### [Work instructions]
Omit all images. Write out the rest of the material exactly.

### [Collected material]
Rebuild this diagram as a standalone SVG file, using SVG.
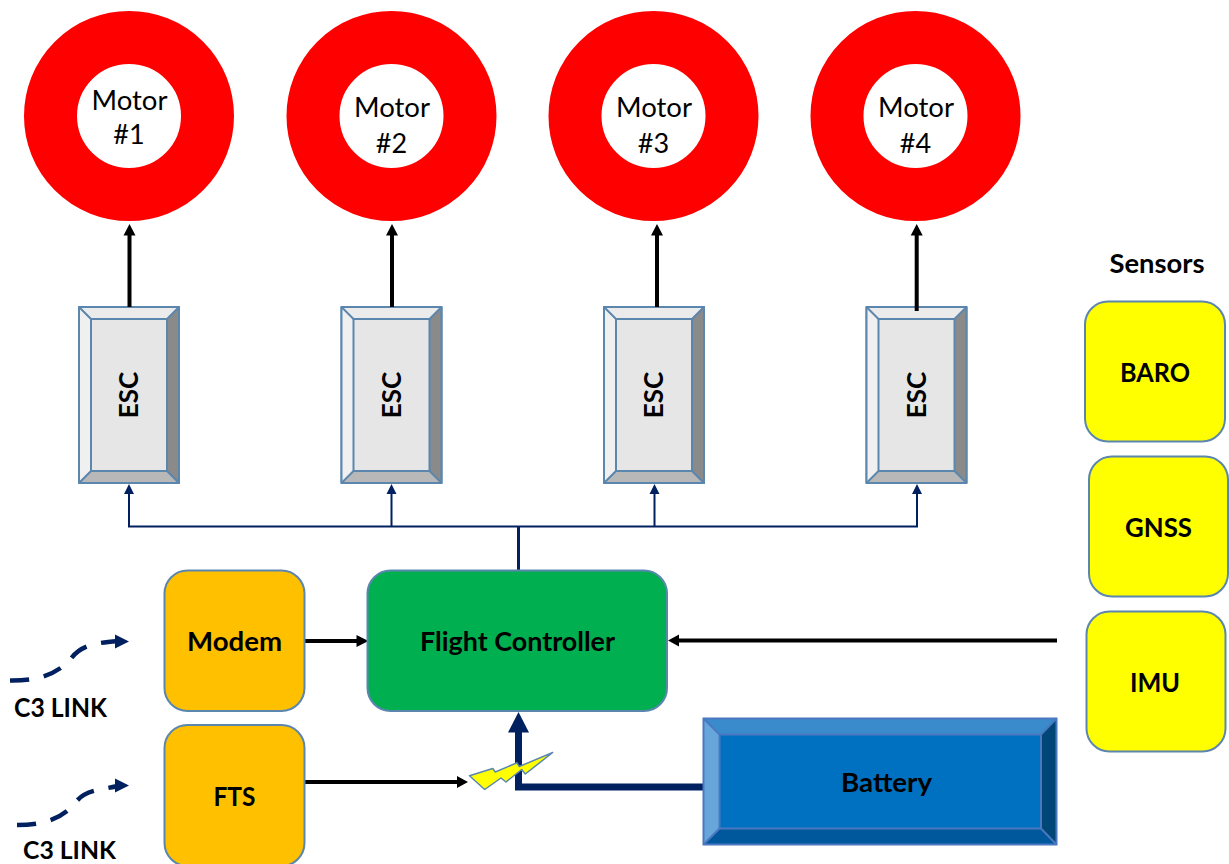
<svg xmlns="http://www.w3.org/2000/svg" xmlns:xlink="http://www.w3.org/1999/xlink" width="1229" height="864" viewBox="0 0 1229 864">
<style>
text{font-family:"Lato","Open Sans","Liberation Sans",sans-serif;fill:#000;text-anchor:middle}
.b{font-weight:700;font-size:26px}
.m{font-size:27px}
.edge{stroke:#5b86ad;stroke-width:2;stroke-linejoin:round}
.ring{fill:#fff;stroke:#ff0000;stroke-width:53}
.k{stroke:#000;stroke-width:4;fill:none}
.n{stroke:#002060;stroke-width:2;fill:none}
.d{stroke:#002060;stroke-width:4.5;fill:none;stroke-dasharray:19 15}
</style>
<defs>
<g id="esc">
<rect class="edge" x="0" y="0" width="100" height="176" fill="#e6e6e6"/>
<polygon points="0,0 100,0 88,12 12,12" fill="#ebebeb"/>
<polygon points="0,0 12,12 12,164 0,176" fill="#f0f0f0"/>
<polygon points="100,0 100,176 88,164 88,12" fill="#8a8a8a"/>
<polygon points="0,176 12,164 88,164 100,176" fill="#b8b8b8"/>
<g class="edge" fill="none"><rect x="0" y="0" width="100" height="176"/><rect x="12" y="12" width="76" height="152"/><path d="M0 0L12 12M100 0L88 12M0 176L12 164M100 176L88 164"/></g>
</g>
</defs>
<g id="esc1"><use xlink:href="#esc" href="#esc" x="79" y="307"/><text class="b" transform="translate(138,395) rotate(-90)">ESC</text></g>
<g id="esc2"><use xlink:href="#esc" href="#esc" x="341.500" y="307"/><text class="b" transform="translate(401,395) rotate(-90)">ESC</text></g>
<g id="esc3"><use xlink:href="#esc" href="#esc" x="604" y="307"/><text class="b" transform="translate(663,395) rotate(-90)">ESC</text></g>
<g id="esc4"><use xlink:href="#esc" href="#esc" x="866.500" y="307"/><text class="b" transform="translate(926,395) rotate(-90)">ESC</text></g>
<g id="connectors">
<path class="k" d="M129.500 307V233M392 307V233M657 307V233M916.700 311V233"/>
<path d="M129.500 224l-6 11.500h12zM392 224l-6 11.500h12zM657 224l-6 11.500h12zM916.700 224l-6 11.500h12z" fill="#000"/>
<path class="n" d="M129 494V526.500H917V494M391.500 494V526.500M654.500 494V526.500"/>
<path d="M129 484l-5 10h10zM391.500 484l-5 10h10zM654.500 484l-5 10h10zM917 484l-5 10h10z" fill="#002060"/>
<path d="M518.500 526V571" stroke="#002060" stroke-width="3" fill="none"/>
<path class="k" d="M305 641H358M1057 640.500H678M305 782H459"/>
<path d="M368.500 641l-12-6v12zM668 640.500l11-6v12zM468 782l-11-6v12z" fill="#000"/>
<path d="M703 787H518.500V730" stroke="#002060" stroke-width="7" fill="none"/>
<path d="M518.500 712l10.500 20.500h-21z" fill="#002060"/>
<path class="d" d="M10 680.500C45 681 60 670 70 660C80 645 95 643 118 641"/>
<path d="M129 641.500l-14-7v14z" fill="#002060"/>
<path class="d" d="M17 825C50 825 65 815 76 802C85 790 100 790 118 786"/>
<path d="M129 785.500l-14-7v14z" fill="#002060"/>
</g>
<g id="motor1"><circle class="ring" cx="129" cy="116" r="78.500"/><text class="m" x="129.500" y="110" textLength="76" lengthAdjust="spacingAndGlyphs">Motor</text><text class="m" x="129" y="144">#1</text></g>
<g id="motor2"><circle class="ring" cx="391.500" cy="116" r="78.500"/><text class="m" x="392" y="116.500" textLength="76" lengthAdjust="spacingAndGlyphs">Motor</text><text class="m" x="391.500" y="152.500">#2</text></g>
<g id="motor3"><circle class="ring" cx="653.500" cy="116" r="78.500"/><text class="m" x="654" y="116.500" textLength="76" lengthAdjust="spacingAndGlyphs">Motor</text><text class="m" x="653.500" y="152.500">#3</text></g>
<g id="motor4"><circle class="ring" cx="915.500" cy="116" r="78.500"/><text class="m" x="916" y="116.500" textLength="76" lengthAdjust="spacingAndGlyphs">Motor</text><text class="m" x="915.500" y="152.500">#4</text></g>
<text class="b" x="1157" y="273" textLength="95" lengthAdjust="spacingAndGlyphs">Sensors</text>
<g id="baro"><rect class="edge" x="1085" y="301.500" width="140" height="140" rx="23" fill="#ffff00"/><text class="b" x="1155" y="382" textLength="70" lengthAdjust="spacingAndGlyphs">BARO</text></g>
<g id="gnss"><rect class="edge" x="1089" y="456.500" width="139" height="140" rx="23" fill="#ffff00"/><text class="b" x="1158.500" y="537" textLength="67" lengthAdjust="spacingAndGlyphs">GNSS</text></g>
<g id="imu"><rect class="edge" x="1086.500" y="611.500" width="139" height="140" rx="23" fill="#ffff00"/><text class="b" x="1155" y="692" textLength="50" lengthAdjust="spacingAndGlyphs">IMU</text></g>
<g id="modem"><rect class="edge" x="164.500" y="570.500" width="140" height="140.500" rx="23" fill="#ffc000"/><text class="b" x="234.500" y="651" textLength="95" lengthAdjust="spacingAndGlyphs">Modem</text></g>
<g id="fts"><rect class="edge" x="164.500" y="725" width="140" height="141" rx="23" fill="#ffc000"/><text class="b" x="234.500" y="806" textLength="42" lengthAdjust="spacingAndGlyphs">FTS</text></g>
<g id="flight-controller"><rect class="edge" x="367.500" y="570.500" width="299.500" height="140.500" rx="23" fill="#00b050"/><text class="b" x="517.500" y="651" textLength="195" lengthAdjust="spacingAndGlyphs">Flight Controller</text></g>
<g id="battery">
<rect x="703.500" y="718.500" width="353" height="126" fill="#0070c0"/>
<polygon points="703.500,718.500 1056.500,718.500 1041,734.500 719.500,734.500" fill="#3a8bcb"/>
<polygon points="703.500,718.500 719.500,734.500 719.500,828.500 703.500,844.500" fill="#66a6da"/>
<polygon points="1056.500,718.500 1056.500,844.500 1041,828.500 1041,734.500" fill="#004677"/>
<polygon points="703.500,844.500 719.500,828.500 1041,828.500 1056.500,844.500" fill="#00589c"/>
<g fill="none" stroke="#4a78c0" stroke-width="2"><rect x="703.500" y="718.500" width="353" height="126"/><rect x="719.500" y="734.500" width="321.500" height="94"/><path d="M703.500 718.500L719.500 734.500M1056.500 718.500L1041 734.500M703.500 844.500L719.500 828.500M1056.500 844.500L1041 828.500"/></g>
<text class="b" x="886.500" y="792" textLength="91" lengthAdjust="spacingAndGlyphs">Battery</text></g>
<g id="lightning"><polygon points="469.500,775.700 492.700,768.500 495.300,772 517,762.800 519.300,766.500 552.700,752.500 525.300,774 521.700,769.500 506,782 501,778 484.700,789.500" fill="#ffff00" stroke="#5b86ad" stroke-width="1.500" stroke-linejoin="round"/></g>
<text class="b" x="60.500" y="717" textLength="93" lengthAdjust="spacingAndGlyphs">C3 LINK</text>
<text class="b" x="69.500" y="858.500" style="font-size:25px" textLength="93" lengthAdjust="spacingAndGlyphs">C3 LINK</text>
</svg>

### [In response]
Rebuild this diagram as a standalone SVG file, using SVG.
<svg xmlns="http://www.w3.org/2000/svg" xmlns:xlink="http://www.w3.org/1999/xlink" width="1229" height="864" viewBox="0 0 1229 864">
<style>
text{font-family:"Lato","Open Sans","Liberation Sans",sans-serif;fill:#000;text-anchor:middle}
.b{font-weight:700;font-size:26px}
.m{font-size:27px}
.edge{stroke:#5b86ad;stroke-width:2;stroke-linejoin:round}
.ring{fill:#fff;stroke:#ff0000;stroke-width:53}
.k{stroke:#000;stroke-width:4;fill:none}
.n{stroke:#002060;stroke-width:2;fill:none}
.d{stroke:#002060;stroke-width:4.5;fill:none;stroke-dasharray:19 15}
</style>
<defs>
<g id="esc">
<rect class="edge" x="0" y="0" width="100" height="176" fill="#e6e6e6"/>
<polygon points="0,0 100,0 88,12 12,12" fill="#ebebeb"/>
<polygon points="0,0 12,12 12,164 0,176" fill="#f0f0f0"/>
<polygon points="100,0 100,176 88,164 88,12" fill="#8a8a8a"/>
<polygon points="0,176 12,164 88,164 100,176" fill="#b8b8b8"/>
<g class="edge" fill="none"><rect x="0" y="0" width="100" height="176"/><rect x="12" y="12" width="76" height="152"/><path d="M0 0L12 12M100 0L88 12M0 176L12 164M100 176L88 164"/></g>
</g>
</defs>
<g id="esc1"><use xlink:href="#esc" href="#esc" x="79" y="307"/><text class="b" transform="translate(138,395) rotate(-90)">ESC</text></g>
<g id="esc2"><use xlink:href="#esc" href="#esc" x="341.500" y="307"/><text class="b" transform="translate(401,395) rotate(-90)">ESC</text></g>
<g id="esc3"><use xlink:href="#esc" href="#esc" x="604" y="307"/><text class="b" transform="translate(663,395) rotate(-90)">ESC</text></g>
<g id="esc4"><use xlink:href="#esc" href="#esc" x="866.500" y="307"/><text class="b" transform="translate(926,395) rotate(-90)">ESC</text></g>
<g id="connectors">
<path class="k" d="M129.500 307V233M392 307V233M657 307V233M916.700 311V233"/>
<path d="M129.500 224l-6 11.500h12zM392 224l-6 11.500h12zM657 224l-6 11.500h12zM916.700 224l-6 11.500h12z" fill="#000"/>
<path class="n" d="M129 494V526.500H917V494M391.500 494V526.500M654.500 494V526.500"/>
<path d="M129 484l-5 10h10zM391.500 484l-5 10h10zM654.500 484l-5 10h10zM917 484l-5 10h10z" fill="#002060"/>
<path d="M518.500 526V571" stroke="#002060" stroke-width="3" fill="none"/>
<path class="k" d="M305 641H358M1057 640.500H678M305 782H459"/>
<path d="M368.500 641l-12-6v12zM668 640.500l11-6v12zM468 782l-11-6v12z" fill="#000"/>
<path d="M703 787H518.500V730" stroke="#002060" stroke-width="7" fill="none"/>
<path d="M518.500 712l10.500 20.500h-21z" fill="#002060"/>
<path class="d" d="M10 680.500C45 681 60 670 70 660C80 645 95 643 118 641"/>
<path d="M129 641.500l-14-7v14z" fill="#002060"/>
<path class="d" d="M17 825C50 825 65 815 76 802C85 790 100 790 118 786"/>
<path d="M129 785.500l-14-7v14z" fill="#002060"/>
</g>
<g id="motor1"><circle class="ring" cx="129" cy="116" r="78.500"/><text class="m" x="129.500" y="110" textLength="76" lengthAdjust="spacingAndGlyphs">Motor</text><text class="m" x="129" y="144">#1</text></g>
<g id="motor2"><circle class="ring" cx="391.500" cy="116" r="78.500"/><text class="m" x="392" y="116.500" textLength="76" lengthAdjust="spacingAndGlyphs">Motor</text><text class="m" x="391.500" y="152.500">#2</text></g>
<g id="motor3"><circle class="ring" cx="653.500" cy="116" r="78.500"/><text class="m" x="654" y="116.500" textLength="76" lengthAdjust="spacingAndGlyphs">Motor</text><text class="m" x="653.500" y="152.500">#3</text></g>
<g id="motor4"><circle class="ring" cx="915.500" cy="116" r="78.500"/><text class="m" x="916" y="116.500" textLength="76" lengthAdjust="spacingAndGlyphs">Motor</text><text class="m" x="915.500" y="152.500">#4</text></g>
<text class="b" x="1157" y="273" textLength="95" lengthAdjust="spacingAndGlyphs">Sensors</text>
<g id="baro"><rect class="edge" x="1085" y="301.500" width="140" height="140" rx="23" fill="#ffff00"/><text class="b" x="1155" y="382" textLength="70" lengthAdjust="spacingAndGlyphs">BARO</text></g>
<g id="gnss"><rect class="edge" x="1089" y="456.500" width="139" height="140" rx="23" fill="#ffff00"/><text class="b" x="1158.500" y="537" textLength="67" lengthAdjust="spacingAndGlyphs">GNSS</text></g>
<g id="imu"><rect class="edge" x="1086.500" y="611.500" width="139" height="140" rx="23" fill="#ffff00"/><text class="b" x="1155" y="692" textLength="50" lengthAdjust="spacingAndGlyphs">IMU</text></g>
<g id="modem"><rect class="edge" x="164.500" y="570.500" width="140" height="140.500" rx="23" fill="#ffc000"/><text class="b" x="234.500" y="651" textLength="95" lengthAdjust="spacingAndGlyphs">Modem</text></g>
<g id="fts"><rect class="edge" x="164.500" y="725" width="140" height="141" rx="23" fill="#ffc000"/><text class="b" x="234.500" y="806" textLength="42" lengthAdjust="spacingAndGlyphs">FTS</text></g>
<g id="flight-controller"><rect class="edge" x="367.500" y="570.500" width="299.500" height="140.500" rx="23" fill="#00b050"/><text class="b" x="517.500" y="651" textLength="195" lengthAdjust="spacingAndGlyphs">Flight Controller</text></g>
<g id="battery">
<rect x="703.500" y="718.500" width="353" height="126" fill="#0070c0"/>
<polygon points="703.500,718.500 1056.500,718.500 1041,734.500 719.500,734.500" fill="#3a8bcb"/>
<polygon points="703.500,718.500 719.500,734.500 719.500,828.500 703.500,844.500" fill="#66a6da"/>
<polygon points="1056.500,718.500 1056.500,844.500 1041,828.500 1041,734.500" fill="#004677"/>
<polygon points="703.500,844.500 719.500,828.500 1041,828.500 1056.500,844.500" fill="#00589c"/>
<g fill="none" stroke="#4a78c0" stroke-width="2"><rect x="703.500" y="718.500" width="353" height="126"/><rect x="719.500" y="734.500" width="321.500" height="94"/><path d="M703.500 718.500L719.500 734.500M1056.500 718.500L1041 734.500M703.500 844.500L719.500 828.500M1056.500 844.500L1041 828.500"/></g>
<text class="b" x="886.500" y="792" textLength="91" lengthAdjust="spacingAndGlyphs">Battery</text></g>
<g id="lightning"><polygon points="469.500,775.700 492.700,768.500 495.300,772 517,762.800 519.300,766.500 552.700,752.500 525.300,774 521.700,769.500 506,782 501,778 484.700,789.500" fill="#ffff00" stroke="#5b86ad" stroke-width="1.500" stroke-linejoin="round"/></g>
<text class="b" x="60.500" y="717" textLength="93" lengthAdjust="spacingAndGlyphs">C3 LINK</text>
<text class="b" x="69.500" y="858.500" style="font-size:25px" textLength="93" lengthAdjust="spacingAndGlyphs">C3 LINK</text>
</svg>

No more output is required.